Start of Given material
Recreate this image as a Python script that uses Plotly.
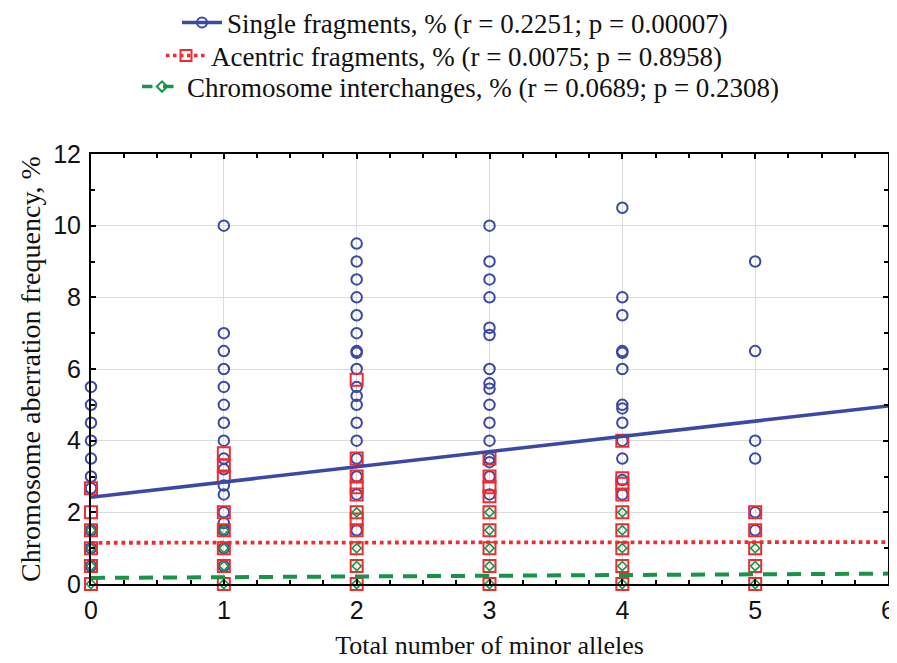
import plotly.graph_objects as go

# ---------------- data ----------------
alleles = [0, 1, 2, 3, 4, 5]

single_by_allele = [
    [5.5, 5.0, 4.5, 4.0, 3.5, 3.0, 2.67, 1.5, 1.0, 0.5],
    [10.0, 7.0, 6.5, 6.0, 5.5, 5.0, 4.5, 4.0, 3.5, 3.2, 2.75, 2.5, 2.0, 1.7, 1.5, 1.0, 0.5],
    [9.5, 9.0, 8.5, 8.0, 7.5, 7.0, 6.5, 6.45, 6.0, 5.5, 5.25, 5.0, 4.5, 4.0, 3.5, 3.0, 2.5, 1.5],
    [10.0, 9.0, 8.5, 8.0, 7.15, 6.95, 6.0, 5.6, 5.45, 5.0, 4.5, 4.0, 3.5, 3.4, 3.0, 2.5],
    [10.5, 8.0, 7.5, 6.5, 6.45, 6.0, 5.0, 4.9, 4.5, 4.0, 3.5, 2.9, 2.5],
    [9.0, 6.5, 4.0, 3.5, 2.0, 1.5],
]
acentric_by_allele = [
    [2.67, 2.0, 1.5, 1.0, 0.5, 0.0],
    [3.65, 3.3, 3.0, 2.0, 1.5, 1.0, 0.5, 0.0],
    [5.7, 3.5, 3.0, 2.7, 2.5, 2.0, 1.8, 1.5, 1.0, 0.5, 0.0],
    [3.5, 3.0, 2.7, 2.45, 2.0, 1.5, 1.0, 0.5, 0.0],
    [4.0, 2.95, 2.8, 2.5, 2.0, 1.5, 1.0, 0.5, 0.0],
    [2.0, 1.5, 1.0, 0.5, 0.0],
]
interchange_by_allele = [
    [1.5, 1.0, 0.5, 0.0],
    [1.5, 1.0, 0.5, 0.0],
    [2.0, 1.0, 0.5, 0.0],
    [2.0, 1.5, 1.0, 0.5, 0.0],
    [2.0, 1.5, 1.0, 0.5, 0.0],
    [1.0, 0.5, 0.0],
]

# regression lines (end values)
fit_x = [0, 6]
single_fit = [2.42, 4.97]
acentric_fit = [1.15, 1.17]
interchange_fit = [0.17, 0.29]

series_names = [
    "Single fragments, % (r = 0.2251; p = 0.00007)",
    "Acentric fragments, % (r = 0.0075; p = 0.8958)",
    "Chromosome interchanges, % (r = 0.0689; p = 0.2308)",
]

x_ticks = [0, 1, 2, 3, 4, 5, 6]
y_ticks = [0, 2, 4, 6, 8, 10, 12]

# ---------------- styling ----------------
BLUE = "#3a48a6"
RED = "#ef2b30"
GREEN = "#179447"
SERIF = "Liberation Serif, Times New Roman, serif"
SANS = "Liberation Sans, Arial, sans-serif"

# the page body adds an 8px offset, so the figure is sized to fill the rest of the window
OFF = 8
W, H = 897 - OFF, 663 - OFF
ML, MR, MT, MB = 91 - OFF, 9, 154 - OFF, 79
PW, PH = W - ML - MR, H - MT - MB


def px_to_paper_x(px):          # px = screen pixel in the 897x663 window
    return (px - OFF - ML) / PW


def px_to_paper_y(py):
    return (H - MB - (py - OFF)) / PH


def flatten(groups):
    xs, ys = [], []
    for a, vals in zip(alleles, groups):
        xs += [a] * len(vals)
        ys += vals
    return xs, ys


fig = go.Figure()

sx, sy = flatten(single_by_allele)
ax_, ay = flatten(acentric_by_allele)
ix, iy = flatten(interchange_by_allele)

fig.add_trace(go.Scatter(x=sx, y=sy, mode="markers", showlegend=False, cliponaxis=False,
                         marker=dict(symbol="circle-open", size=10.5, color=BLUE,
                                     line=dict(width=2, color=BLUE))))
fig.add_trace(go.Scatter(x=ax_, y=ay, mode="markers", showlegend=False, cliponaxis=False,
                         marker=dict(symbol="square-open", size=12, color=RED,
                                     line=dict(width=2, color=RED))))
fig.add_trace(go.Scatter(x=ix, y=iy, mode="markers", showlegend=False, cliponaxis=False,
                         marker=dict(symbol="diamond-open", size=7, color=GREEN,
                                     line=dict(width=1.6, color=GREEN))))

fig.add_trace(go.Scatter(x=fit_x, y=single_fit, mode="lines", showlegend=False,
                         line=dict(color=BLUE, width=3.5)))
fig.add_trace(go.Scatter(x=fit_x, y=acentric_fit, mode="lines", showlegend=False,
                         line=dict(color=RED, width=3.8, dash="dot")))
fig.add_trace(go.Scatter(x=fit_x, y=interchange_fit, mode="lines", showlegend=False,
                         line=dict(color=GREEN, width=4, dash="14px,10px")))

# legend entries (line + marker)
legend_specs = [
    (series_names[0], BLUE, "solid", "circle-open", 10, "legend"),
    (series_names[1], RED, "dot", "square-open", 11, "legend2"),
    (series_names[2], GREEN, "dash", "diamond-open", 8, "legend3"),
]
for name, col, dash, sym, size, lg in legend_specs:
    fig.add_trace(go.Scatter(x=[None], y=[None], mode="lines+markers", name=name, legend=lg,
                             line=dict(color=col, width=3.5, dash=dash),
                             marker=dict(symbol=sym, size=size, color=col, line=dict(width=2, color=col))))

leg_common = dict(font=dict(family=SERIF, size=27, color="#111111"), bgcolor="rgba(0,0,0,0)",
                  xanchor="left", yanchor="middle", itemwidth=40)
fig.update_layout(
    legend=dict(x=px_to_paper_x(177), y=px_to_paper_y(23), **leg_common),
    legend2=dict(x=px_to_paper_x(161), y=px_to_paper_y(56), **leg_common),
    legend3=dict(x=px_to_paper_x(137), y=px_to_paper_y(87), **leg_common),
)

axis_common = dict(showline=True, linecolor="black", linewidth=2, mirror="allticks",
                   ticks="inside", ticklen=5, tickwidth=1.5, tickcolor="black",
                   showgrid=True, gridcolor="#dcdcdc", gridwidth=1, zeroline=False,
                   tickfont=dict(family=SANS, size=25, color="#111111"), automargin=False,
                   ticklabeloverflow="allow")

fig.update_xaxes(range=[0, 6], tickvals=x_ticks, ticktext=[str(v) for v in x_ticks],
                 minor=dict(dtick=0.25, ticks="inside", ticklen=4, tickcolor="black", showgrid=False),
                 title=dict(text="Total number of minor alleles", standoff=13,
                            font=dict(family=SERIF, size=26, color="#111111")),
                 ticklabelstandoff=3,
                 **axis_common)
fig.update_yaxes(range=[0, 12], tickvals=y_ticks, ticktext=[str(v) for v in y_ticks],
                 minor=dict(dtick=1, ticks="inside", ticklen=4, tickcolor="black", showgrid=False),
                 title=dict(text="Chromosome aberration frequency, %", standoff=4,
                            font=dict(family=SERIF, size=28, color="#111111")),
                 ticklabelstandoff=3,
                 **axis_common)

fig.update_layout(width=W, height=H, plot_bgcolor="white", paper_bgcolor="white",
                  margin=dict(l=ML, r=MR, t=MT, b=MB, autoexpand=False))

fig.write_html("out.html")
End of Given material
→ What is expected: Retype each line of the listing above word for word. Exclude the pictures.

→ Right answer:
Recreate this image as a Python script that uses Plotly.
import plotly.graph_objects as go

# ---------------- data ----------------
alleles = [0, 1, 2, 3, 4, 5]

single_by_allele = [
    [5.5, 5.0, 4.5, 4.0, 3.5, 3.0, 2.67, 1.5, 1.0, 0.5],
    [10.0, 7.0, 6.5, 6.0, 5.5, 5.0, 4.5, 4.0, 3.5, 3.2, 2.75, 2.5, 2.0, 1.7, 1.5, 1.0, 0.5],
    [9.5, 9.0, 8.5, 8.0, 7.5, 7.0, 6.5, 6.45, 6.0, 5.5, 5.25, 5.0, 4.5, 4.0, 3.5, 3.0, 2.5, 1.5],
    [10.0, 9.0, 8.5, 8.0, 7.15, 6.95, 6.0, 5.6, 5.45, 5.0, 4.5, 4.0, 3.5, 3.4, 3.0, 2.5],
    [10.5, 8.0, 7.5, 6.5, 6.45, 6.0, 5.0, 4.9, 4.5, 4.0, 3.5, 2.9, 2.5],
    [9.0, 6.5, 4.0, 3.5, 2.0, 1.5],
]
acentric_by_allele = [
    [2.67, 2.0, 1.5, 1.0, 0.5, 0.0],
    [3.65, 3.3, 3.0, 2.0, 1.5, 1.0, 0.5, 0.0],
    [5.7, 3.5, 3.0, 2.7, 2.5, 2.0, 1.8, 1.5, 1.0, 0.5, 0.0],
    [3.5, 3.0, 2.7, 2.45, 2.0, 1.5, 1.0, 0.5, 0.0],
    [4.0, 2.95, 2.8, 2.5, 2.0, 1.5, 1.0, 0.5, 0.0],
    [2.0, 1.5, 1.0, 0.5, 0.0],
]
interchange_by_allele = [
    [1.5, 1.0, 0.5, 0.0],
    [1.5, 1.0, 0.5, 0.0],
    [2.0, 1.0, 0.5, 0.0],
    [2.0, 1.5, 1.0, 0.5, 0.0],
    [2.0, 1.5, 1.0, 0.5, 0.0],
    [1.0, 0.5, 0.0],
]

# regression lines (end values)
fit_x = [0, 6]
single_fit = [2.42, 4.97]
acentric_fit = [1.15, 1.17]
interchange_fit = [0.17, 0.29]

series_names = [
    "Single fragments, % (r = 0.2251; p = 0.00007)",
    "Acentric fragments, % (r = 0.0075; p = 0.8958)",
    "Chromosome interchanges, % (r = 0.0689; p = 0.2308)",
]

x_ticks = [0, 1, 2, 3, 4, 5, 6]
y_ticks = [0, 2, 4, 6, 8, 10, 12]

# ---------------- styling ----------------
BLUE = "#3a48a6"
RED = "#ef2b30"
GREEN = "#179447"
SERIF = "Liberation Serif, Times New Roman, serif"
SANS = "Liberation Sans, Arial, sans-serif"

# the page body adds an 8px offset, so the figure is sized to fill the rest of the window
OFF = 8
W, H = 897 - OFF, 663 - OFF
ML, MR, MT, MB = 91 - OFF, 9, 154 - OFF, 79
PW, PH = W - ML - MR, H - MT - MB


def px_to_paper_x(px):          # px = screen pixel in the 897x663 window
    return (px - OFF - ML) / PW


def px_to_paper_y(py):
    return (H - MB - (py - OFF)) / PH


def flatten(groups):
    xs, ys = [], []
    for a, vals in zip(alleles, groups):
        xs += [a] * len(vals)
        ys += vals
    return xs, ys


fig = go.Figure()

sx, sy = flatten(single_by_allele)
ax_, ay = flatten(acentric_by_allele)
ix, iy = flatten(interchange_by_allele)

fig.add_trace(go.Scatter(x=sx, y=sy, mode="markers", showlegend=False, cliponaxis=False,
                         marker=dict(symbol="circle-open", size=10.5, color=BLUE,
                                     line=dict(width=2, color=BLUE))))
fig.add_trace(go.Scatter(x=ax_, y=ay, mode="markers", showlegend=False, cliponaxis=False,
                         marker=dict(symbol="square-open", size=12, color=RED,
                                     line=dict(width=2, color=RED))))
fig.add_trace(go.Scatter(x=ix, y=iy, mode="markers", showlegend=False, cliponaxis=False,
                         marker=dict(symbol="diamond-open", size=7, color=GREEN,
                                     line=dict(width=1.6, color=GREEN))))

fig.add_trace(go.Scatter(x=fit_x, y=single_fit, mode="lines", showlegend=False,
                         line=dict(color=BLUE, width=3.5)))
fig.add_trace(go.Scatter(x=fit_x, y=acentric_fit, mode="lines", showlegend=False,
                         line=dict(color=RED, width=3.8, dash="dot")))
fig.add_trace(go.Scatter(x=fit_x, y=interchange_fit, mode="lines", showlegend=False,
                         line=dict(color=GREEN, width=4, dash="14px,10px")))

# legend entries (line + marker)
legend_specs = [
    (series_names[0], BLUE, "solid", "circle-open", 10, "legend"),
    (series_names[1], RED, "dot", "square-open", 11, "legend2"),
    (series_names[2], GREEN, "dash", "diamond-open", 8, "legend3"),
]
for name, col, dash, sym, size, lg in legend_specs:
    fig.add_trace(go.Scatter(x=[None], y=[None], mode="lines+markers", name=name, legend=lg,
                             line=dict(color=col, width=3.5, dash=dash),
                             marker=dict(symbol=sym, size=size, color=col, line=dict(width=2, color=col))))

leg_common = dict(font=dict(family=SERIF, size=27, color="#111111"), bgcolor="rgba(0,0,0,0)",
                  xanchor="left", yanchor="middle", itemwidth=40)
fig.update_layout(
    legend=dict(x=px_to_paper_x(177), y=px_to_paper_y(23), **leg_common),
    legend2=dict(x=px_to_paper_x(161), y=px_to_paper_y(56), **leg_common),
    legend3=dict(x=px_to_paper_x(137), y=px_to_paper_y(87), **leg_common),
)

axis_common = dict(showline=True, linecolor="black", linewidth=2, mirror="allticks",
                   ticks="inside", ticklen=5, tickwidth=1.5, tickcolor="black",
                   showgrid=True, gridcolor="#dcdcdc", gridwidth=1, zeroline=False,
                   tickfont=dict(family=SANS, size=25, color="#111111"), automargin=False,
                   ticklabeloverflow="allow")

fig.update_xaxes(range=[0, 6], tickvals=x_ticks, ticktext=[str(v) for v in x_ticks],
                 minor=dict(dtick=0.25, ticks="inside", ticklen=4, tickcolor="black", showgrid=False),
                 title=dict(text="Total number of minor alleles", standoff=13,
                            font=dict(family=SERIF, size=26, color="#111111")),
                 ticklabelstandoff=3,
                 **axis_common)
fig.update_yaxes(range=[0, 12], tickvals=y_ticks, ticktext=[str(v) for v in y_ticks],
                 minor=dict(dtick=1, ticks="inside", ticklen=4, tickcolor="black", showgrid=False),
                 title=dict(text="Chromosome aberration frequency, %", standoff=4,
                            font=dict(family=SERIF, size=28, color="#111111")),
                 ticklabelstandoff=3,
                 **axis_common)

fig.update_layout(width=W, height=H, plot_bgcolor="white", paper_bgcolor="white",
                  margin=dict(l=ML, r=MR, t=MT, b=MB, autoexpand=False))

fig.write_html("out.html")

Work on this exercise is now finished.